Geography
- Location: Ballarat, Victoria, Australia
- Coordinates: 37°33′27″S 143°50′52″E﻿ / ﻿37.557514°S 143.847692°E

Organisation
- Type: General
- Religious affiliation: Catholic Church

Services
- Beds: 221

History
- Opened: 1915

Links
- Website: www.sjog.org.au/hospitals/ballarat.aspx
- Lists: Hospitals in Australia

= St John of God Ballarat Hospital =

St John of God Ballarat Hospital provides hospital care for people living in Ballarat and Western Victoria regions of Australia.

Founded in 1915, the 221-bed hospital is located in the central business district of Ballarat, a city in Victoria, Australia. It is the largest private hospital in regional Victoria.

St John of God Ballarat Hospital is a division of St John of God Health Care, one of the largest Catholic not-for-profit health care providers in Australia, serving communities with hospitals, home nursing, and social outreach services throughout Australia, New Zealand and the wider Asia-Pacific region.

==Facilities==
St John of God Ballarat Hospital has five operating theatres, including a theatre with stereoscopic laparoscopic equipment, endoscopy unit and a cardiac and vascular angiography suite.

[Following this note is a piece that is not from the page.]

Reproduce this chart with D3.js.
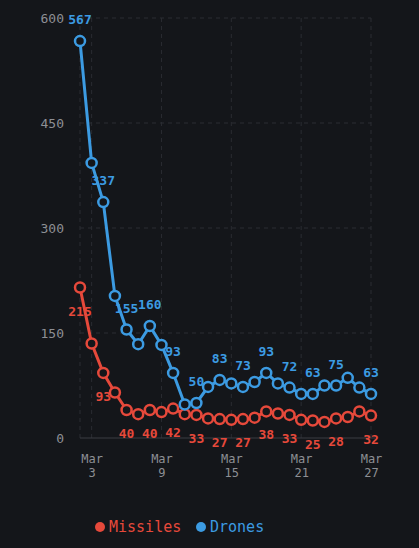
<!DOCTYPE html>
<html>
<head>
<meta charset="utf-8">
<script src="https://cdn.jsdelivr.net/npm/d3@7"></script>
<style>
  html, body { margin: 0; padding: 0; background: #14161a; }
  svg { display: block; }
</style>
</head>
<body>
<div id="chart"></div>
<script>
const dates = ["2024-03-02","2024-03-03","2024-03-04","2024-03-05","2024-03-06","2024-03-07","2024-03-08",
  "2024-03-09","2024-03-10","2024-03-11","2024-03-12","2024-03-13","2024-03-14","2024-03-15","2024-03-16",
  "2024-03-17","2024-03-18","2024-03-19","2024-03-20","2024-03-21","2024-03-22","2024-03-23","2024-03-24",
  "2024-03-25","2024-03-26","2024-03-27"];
const missiles = [215,135,93,65,40,34,40,37,42,34,33,28,27,26,27,29,38,35,33,26,25,23,28,30,38,32];
const drones = [567,393,337,203,155,134,160,133,93,48,50,73,83,78,73,80,93,78,72,63,63,75,75,86,72,63];
// points that carry a value label
const labelIdx = [0, 2, 4, 6, 8, 10, 12, 14, 16, 18, 20, 22, 25];
const yTicks = [0, 150, 300, 450, 600];
const xTickDates = ["2024-03-03","2024-03-09","2024-03-15","2024-03-21","2024-03-27"];

const width = 419;
const height = 548;
const margin = { top: 18, right: 48, bottom: 110, left: 80 };
const red = "#e6493b";
const blue = "#3c9be2";
const bg = "#14161a";
const font = "'DejaVu Sans Mono', monospace";

const parse = d3.utcParse("%Y-%m-%d");
const days = dates.map(parse);

const svg = d3.select("#chart")
  .append("svg")
  .attr("width", width)
  .attr("height", height);

const x = d3.scaleUtc()
  .domain(d3.extent(days))
  .range([margin.left, width - margin.right]);

const y = d3.scaleLinear()
  .domain([0, 600])
  .range([height - margin.bottom, margin.top]);

// grid
const grid = svg.append("g");
grid.selectAll(".hg")
  .data(yTicks.filter(t => t > 0))
  .join("line")
  .attr("x1", x.range()[0]).attr("x2", x.range()[1])
  .attr("y1", d => y(d)).attr("y2", d => y(d))
  .attr("stroke", "#2a2c32").attr("stroke-dasharray", "4,4");
grid.selectAll(".vg")
  .data([days[0]].concat(xTickDates.map(parse)))
  .join("line")
  .attr("x1", d => x(d)).attr("x2", d => x(d))
  .attr("y1", y(600)).attr("y2", y(0))
  .attr("stroke", "#2a2c32").attr("stroke-dasharray", "4,4");
grid.append("line")
  .attr("x1", x.range()[0]).attr("x2", x.range()[1] + 4)
  .attr("y1", y(0)).attr("y2", y(0))
  .attr("stroke", "#3a3c42");

// y axis
const yAxis = svg.append("g")
  .attr("transform", `translate(${margin.left - 16},0)`)
  .call(d3.axisLeft(y).tickValues(yTicks).tickSize(0).tickPadding(0));
yAxis.select(".domain").remove();
yAxis.selectAll("text")
  .attr("fill", "#8d8f94")
  .style("font-family", font)
  .style("font-size", "13px");

// x axis
const xAxis = svg.append("g")
  .attr("transform", `translate(0,${y(0)})`)
  .call(d3.axisBottom(x).tickValues(xTickDates.map(parse)).tickSize(0).tickFormat(() => ""));
xAxis.select(".domain").remove();
xAxis.selectAll(".tick text").remove();
xAxis.selectAll(".tick").each(function(d) {
  const t = d3.select(this).append("text")
    .attr("fill", "#8d8f94")
    .attr("text-anchor", "middle")
    .style("font-family", font)
    .style("font-size", "12px");
  t.append("tspan").attr("x", 0).attr("y", 25).text(d3.utcFormat("%b")(d));
  t.append("tspan").attr("x", 0).attr("y", 39).text(d3.utcFormat("%-d")(d));
});

function drawSeries(values, color, above) {
  const pts = values.map((v, i) => ({ d: days[i], v, i }));
  const line = d3.line().x(p => x(p.d)).y(p => y(p.v));
  svg.append("path")
    .datum(pts)
    .attr("d", line)
    .attr("fill", "none")
    .attr("stroke", color)
    .attr("stroke-width", 3)
    .attr("stroke-linejoin", "round");
  svg.append("g").selectAll("circle")
    .data(pts)
    .join("circle")
    .attr("cx", p => x(p.d))
    .attr("cy", p => y(p.v))
    .attr("r", 5)
    .attr("fill", bg)
    .attr("stroke", color)
    .attr("stroke-width", 2.5);
  svg.append("g").selectAll("text")
    .data(pts.filter(p => labelIdx.includes(p.i)))
    .join("text")
    .attr("x", p => x(p.d))
    .attr("y", p => y(p.v) + (above ? -17 : 28))
    .attr("text-anchor", "middle")
    .attr("fill", color)
    .style("font-family", font)
    .style("font-size", "13px")
    .style("font-weight", "bold")
    .text(p => p.v);
}

drawSeries(missiles, red, false);
drawSeries(drones, blue, true);

// legend
const legend = svg.append("g").attr("transform", "translate(100,527)");
const items = [{ name: "Missiles", color: red, x: 0 }, { name: "Drones", color: blue, x: 101 }];
items.forEach(it => {
  legend.append("circle").attr("cx", it.x).attr("cy", 0).attr("r", 5).attr("fill", it.color);
  legend.append("text")
    .attr("x", it.x + 9).attr("y", 5)
    .attr("fill", it.color)
    .style("font-family", font)
    .style("font-size", "15px")
    .text(it.name);
});
</script>
</body>
</html>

The hospital also has an emergency department, day chemotherapy centre, medical and surgical wards, a maternity unit, day procedure centre and rehabilitation gym and hydrotherapy pool.

==Services==
The hospital provides a range of health care services, including:
- Emergency medicine
- Coronary care
- Intensive care
- Elective surgery
- Emergency medicine
- Rehabilitation
- Maternity and gynaecology
- Medical and surgical
- Outpatient care
- Community mental health

==Research==
In collaboration with the Australian Catholic University, St John of God Ballarat Hospital undertakes nursing and midwifery clinical research.

The hospital launched the Ballarat Collaborative Health Research Centre in November 2016, a joint initiative between St John of God Ballarat Hospital, Ballarat Health Services, Australian Catholic University and Federation University.

==Ballarat Cancer Centre==
Along with Ballarat Health Services, Austin Health and the Ballarat community, St John of God Ballarat Hospital was part of a successful push in 2010 to secure state and federal government funding for a $56.5 million Ballarat Cancer Centre.

The centre will include two new linear accelerators, four radiation oncology bunkers, four extra chemotherapy chairs and a computed tomography scanner. It is expected to be completed by early 2013.

== Social outreach ==
St John of God Raphael Services provides perinatal infant mental health care and research in Ballarat. Staffed by mental health clinicians, Raphael Services provide free support for parents and families affected by anxiety, depression and other mental health difficulties during pregnancy and in the postnatal period. The services also provide counselling and support for parents undergoing prenatal testing or who have experienced pregnancy loss.

St John of God Health Care delivers community mental health support in Ballarat through its Social Outreach services. Pomegranate House Community Psychology Services provides specialised care to the local community and offers holistic, professional and compassionate care tailored to individual needs.